I knit a lot when I’m at school. If I have any free time before class, I’m either knitting or reading or both. At some point, a classmate usually strikes up a conversation about the knitting. It goes a little like this:
Them: Is that knitting or crocheting?
Me: Knitting, Crocheting has only the hook, knitting has multiple needles.
Them: Oh. I never could figure out how to do it.
Me: It’s not too difficult. I look stuff up on youtube when I don’t know how to do it.
Them: So how long have you been knitting?
Me: A long time. (I’m not very good at conversation, can you tell?)
And then, they always ask the same question. The one dreaded question…

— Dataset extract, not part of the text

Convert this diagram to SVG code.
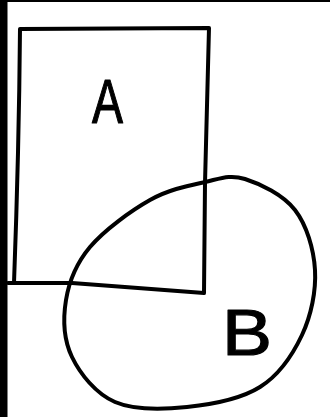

“So do you ever knit for other people?”
I can never tell what this question means. Are they just trying to make conversation? Do they want me to knit something for them? It never ceases to make me feel guilty when asked that question. So do you knit for other people? To be honest, not really.
I knit things for my family when they request something or when I see a need, but other than that, I pretty much knit for myself. Whenever I get asked that question I always wonder: Am I selfish? Do I not knit for other because I’m selfish? Does that make me a bad person? (Ravelry doesn’t help either. Whenever I add a project it asks “Who is this for?” Me, Ravelry. Always me. )
And yet, is it bad to just knit for myself? Knitting is what I do to relax and get away from everything else. Can’t it just be my thing? I think I’m afraid that if I take on requests from people that knitting with stop being my escape and become another obligation. Because knitting for others is stressful. What if it doesnt fit? What if they don’t like it? What if they don’t wash it right? What if. I don’t want my knitting to become a source of stress when it is supposed to be an outlet. So that’s why; when people ask if I knit for other people, I say no.